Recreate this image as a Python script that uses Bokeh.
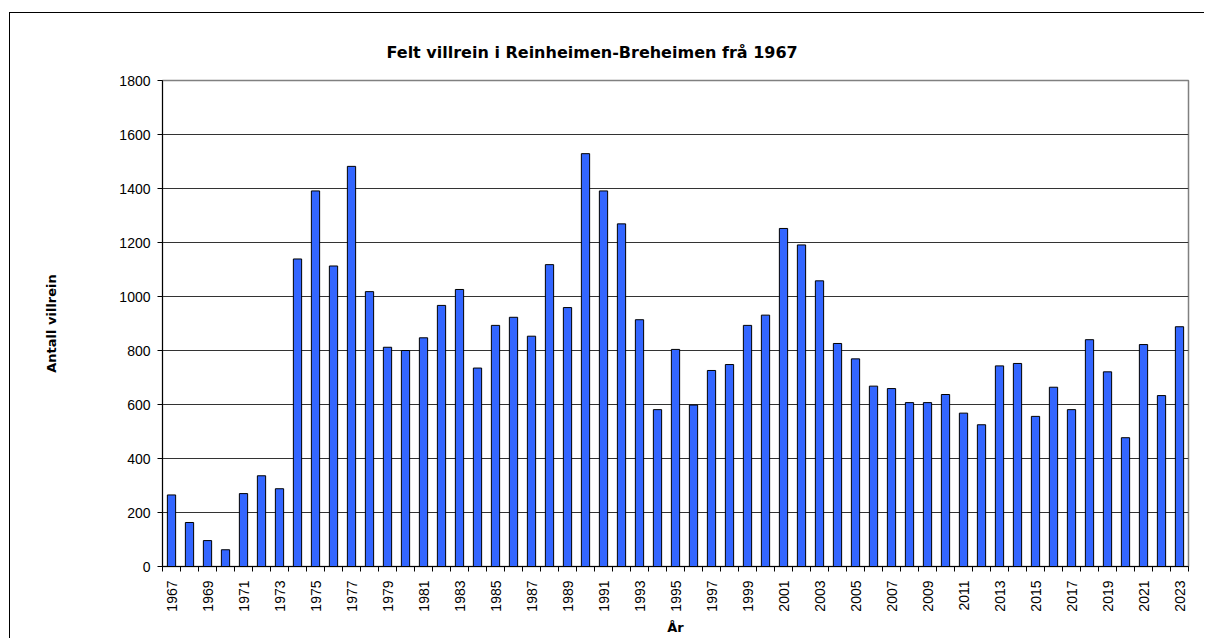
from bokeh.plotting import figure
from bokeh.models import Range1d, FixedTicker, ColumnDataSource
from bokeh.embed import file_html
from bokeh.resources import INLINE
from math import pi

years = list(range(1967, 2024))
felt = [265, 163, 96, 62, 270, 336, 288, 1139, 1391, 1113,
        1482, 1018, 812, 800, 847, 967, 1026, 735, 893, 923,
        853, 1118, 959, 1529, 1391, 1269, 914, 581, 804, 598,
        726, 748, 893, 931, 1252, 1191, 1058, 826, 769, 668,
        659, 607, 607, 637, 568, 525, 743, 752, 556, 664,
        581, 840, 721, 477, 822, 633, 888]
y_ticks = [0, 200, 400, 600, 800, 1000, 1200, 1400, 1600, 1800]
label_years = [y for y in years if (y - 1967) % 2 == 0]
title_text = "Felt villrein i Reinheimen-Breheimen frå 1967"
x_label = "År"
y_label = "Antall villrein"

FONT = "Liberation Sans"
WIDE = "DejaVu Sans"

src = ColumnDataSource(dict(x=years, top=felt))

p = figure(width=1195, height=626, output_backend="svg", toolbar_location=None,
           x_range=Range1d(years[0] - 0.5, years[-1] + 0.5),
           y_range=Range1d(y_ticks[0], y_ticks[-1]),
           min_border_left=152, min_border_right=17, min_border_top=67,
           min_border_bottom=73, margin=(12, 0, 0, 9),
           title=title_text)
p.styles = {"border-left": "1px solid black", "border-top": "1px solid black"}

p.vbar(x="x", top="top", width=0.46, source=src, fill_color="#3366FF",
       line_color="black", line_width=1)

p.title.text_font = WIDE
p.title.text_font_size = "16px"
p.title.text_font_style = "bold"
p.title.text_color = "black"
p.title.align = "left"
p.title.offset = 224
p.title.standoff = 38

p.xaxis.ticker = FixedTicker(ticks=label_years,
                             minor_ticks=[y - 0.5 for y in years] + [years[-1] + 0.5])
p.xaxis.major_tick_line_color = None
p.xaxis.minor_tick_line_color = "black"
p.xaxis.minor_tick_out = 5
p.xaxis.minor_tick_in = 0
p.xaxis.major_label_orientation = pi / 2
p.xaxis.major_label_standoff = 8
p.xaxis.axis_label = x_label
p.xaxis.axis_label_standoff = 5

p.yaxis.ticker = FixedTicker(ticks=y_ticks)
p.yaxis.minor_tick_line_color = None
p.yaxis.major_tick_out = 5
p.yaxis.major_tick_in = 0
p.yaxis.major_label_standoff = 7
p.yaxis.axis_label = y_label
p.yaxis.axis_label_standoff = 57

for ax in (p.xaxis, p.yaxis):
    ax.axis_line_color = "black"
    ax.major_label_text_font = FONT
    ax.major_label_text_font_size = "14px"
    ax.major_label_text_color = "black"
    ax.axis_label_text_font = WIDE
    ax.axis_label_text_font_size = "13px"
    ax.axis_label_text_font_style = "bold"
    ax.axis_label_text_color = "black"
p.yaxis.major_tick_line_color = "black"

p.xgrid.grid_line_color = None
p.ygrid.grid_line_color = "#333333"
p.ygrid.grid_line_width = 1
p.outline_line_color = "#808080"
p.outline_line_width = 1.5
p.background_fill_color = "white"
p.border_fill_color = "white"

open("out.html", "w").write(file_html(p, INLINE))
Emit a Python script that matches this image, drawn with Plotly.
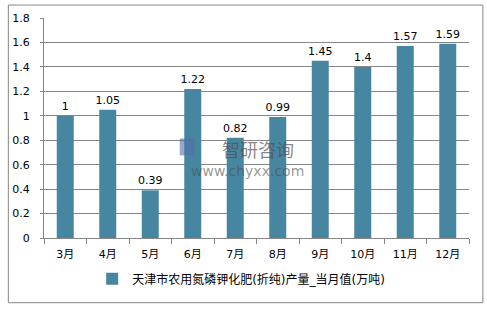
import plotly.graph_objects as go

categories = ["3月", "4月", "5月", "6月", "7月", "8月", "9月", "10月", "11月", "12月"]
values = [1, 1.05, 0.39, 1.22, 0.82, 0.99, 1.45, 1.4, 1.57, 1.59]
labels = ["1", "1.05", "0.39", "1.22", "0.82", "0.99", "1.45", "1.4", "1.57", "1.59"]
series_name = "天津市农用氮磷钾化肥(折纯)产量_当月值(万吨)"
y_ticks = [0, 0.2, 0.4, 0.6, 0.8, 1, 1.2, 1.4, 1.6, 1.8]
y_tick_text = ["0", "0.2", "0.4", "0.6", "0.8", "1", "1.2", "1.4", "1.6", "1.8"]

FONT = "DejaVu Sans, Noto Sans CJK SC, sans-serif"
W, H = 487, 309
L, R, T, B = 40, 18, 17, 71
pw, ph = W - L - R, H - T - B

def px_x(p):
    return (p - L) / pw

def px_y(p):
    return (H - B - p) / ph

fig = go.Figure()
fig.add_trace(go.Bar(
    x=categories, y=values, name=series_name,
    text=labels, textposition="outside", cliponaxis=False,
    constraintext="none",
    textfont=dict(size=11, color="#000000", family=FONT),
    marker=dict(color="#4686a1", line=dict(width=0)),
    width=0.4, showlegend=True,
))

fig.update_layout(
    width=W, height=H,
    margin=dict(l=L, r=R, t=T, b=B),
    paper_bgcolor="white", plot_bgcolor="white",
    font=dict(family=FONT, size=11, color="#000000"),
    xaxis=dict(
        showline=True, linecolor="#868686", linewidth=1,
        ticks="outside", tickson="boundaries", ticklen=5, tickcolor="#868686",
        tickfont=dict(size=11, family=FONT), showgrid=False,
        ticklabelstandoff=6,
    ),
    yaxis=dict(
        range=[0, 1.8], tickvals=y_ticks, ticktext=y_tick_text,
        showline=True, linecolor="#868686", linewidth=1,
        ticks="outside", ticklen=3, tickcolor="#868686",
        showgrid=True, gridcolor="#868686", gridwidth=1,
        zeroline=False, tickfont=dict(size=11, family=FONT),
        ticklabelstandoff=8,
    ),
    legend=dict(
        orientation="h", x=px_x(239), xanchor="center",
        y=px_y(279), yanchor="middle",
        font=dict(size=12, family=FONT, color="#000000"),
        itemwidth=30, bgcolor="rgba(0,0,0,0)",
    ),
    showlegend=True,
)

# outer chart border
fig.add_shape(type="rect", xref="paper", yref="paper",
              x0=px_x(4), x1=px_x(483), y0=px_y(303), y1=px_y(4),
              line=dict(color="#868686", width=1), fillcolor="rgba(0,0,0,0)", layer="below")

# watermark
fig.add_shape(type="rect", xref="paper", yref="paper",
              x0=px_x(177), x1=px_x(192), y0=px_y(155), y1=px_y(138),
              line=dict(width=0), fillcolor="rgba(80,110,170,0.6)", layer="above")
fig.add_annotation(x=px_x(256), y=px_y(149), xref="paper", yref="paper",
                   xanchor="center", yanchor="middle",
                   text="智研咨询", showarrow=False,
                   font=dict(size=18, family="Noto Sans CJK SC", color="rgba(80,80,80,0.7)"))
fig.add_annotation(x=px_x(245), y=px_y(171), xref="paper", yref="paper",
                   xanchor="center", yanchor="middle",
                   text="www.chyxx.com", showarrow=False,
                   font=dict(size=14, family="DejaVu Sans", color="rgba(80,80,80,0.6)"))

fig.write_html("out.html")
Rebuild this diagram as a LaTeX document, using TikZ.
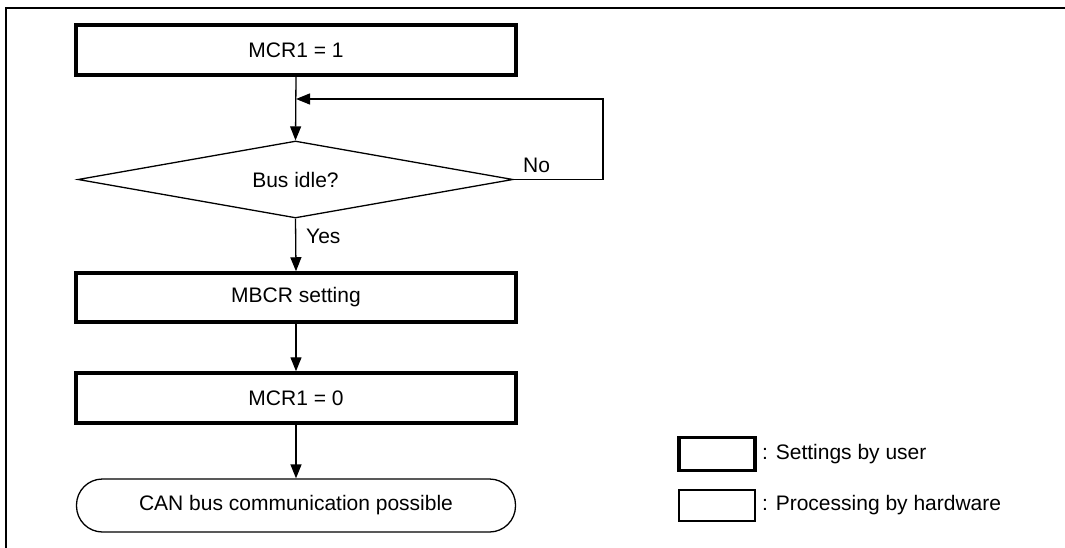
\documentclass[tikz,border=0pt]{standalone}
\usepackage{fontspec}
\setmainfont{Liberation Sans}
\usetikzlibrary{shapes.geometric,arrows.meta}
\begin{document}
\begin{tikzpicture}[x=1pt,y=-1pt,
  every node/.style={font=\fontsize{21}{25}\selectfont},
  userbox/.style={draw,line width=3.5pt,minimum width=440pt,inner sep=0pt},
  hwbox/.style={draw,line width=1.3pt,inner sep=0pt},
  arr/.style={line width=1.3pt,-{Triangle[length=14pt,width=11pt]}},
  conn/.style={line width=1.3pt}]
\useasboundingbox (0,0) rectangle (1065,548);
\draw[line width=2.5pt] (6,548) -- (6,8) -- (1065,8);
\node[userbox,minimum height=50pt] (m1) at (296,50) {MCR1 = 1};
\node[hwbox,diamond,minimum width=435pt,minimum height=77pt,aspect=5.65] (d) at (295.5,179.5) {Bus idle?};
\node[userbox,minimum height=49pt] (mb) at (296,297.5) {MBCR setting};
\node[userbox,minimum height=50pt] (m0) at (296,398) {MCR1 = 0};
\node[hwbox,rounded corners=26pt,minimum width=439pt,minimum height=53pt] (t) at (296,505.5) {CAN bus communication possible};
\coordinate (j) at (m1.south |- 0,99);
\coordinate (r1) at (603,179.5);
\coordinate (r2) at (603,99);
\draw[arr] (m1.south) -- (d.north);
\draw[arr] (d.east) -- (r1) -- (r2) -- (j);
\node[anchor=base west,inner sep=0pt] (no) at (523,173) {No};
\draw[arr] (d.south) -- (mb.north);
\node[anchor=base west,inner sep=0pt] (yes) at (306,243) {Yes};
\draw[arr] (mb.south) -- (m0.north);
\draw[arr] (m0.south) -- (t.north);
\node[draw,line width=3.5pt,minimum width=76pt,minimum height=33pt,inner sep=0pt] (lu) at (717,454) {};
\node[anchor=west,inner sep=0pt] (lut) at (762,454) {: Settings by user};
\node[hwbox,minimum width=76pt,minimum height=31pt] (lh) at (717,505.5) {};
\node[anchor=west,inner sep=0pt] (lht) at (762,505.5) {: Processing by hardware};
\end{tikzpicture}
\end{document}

### OBJECTIVE:
Give back exactly the lines from the top of the records to the line containing "from math import pi", both included, and no pictures.

### ANSWER TO THE EXERCISE:
Recreate this image as a Python script that uses Bokeh.
from bokeh.plotting import figure
from bokeh.models import Range1d, FixedTicker, ColumnDataSource
from bokeh.embed import file_html
from bokeh.resources import INLINE
from math import pi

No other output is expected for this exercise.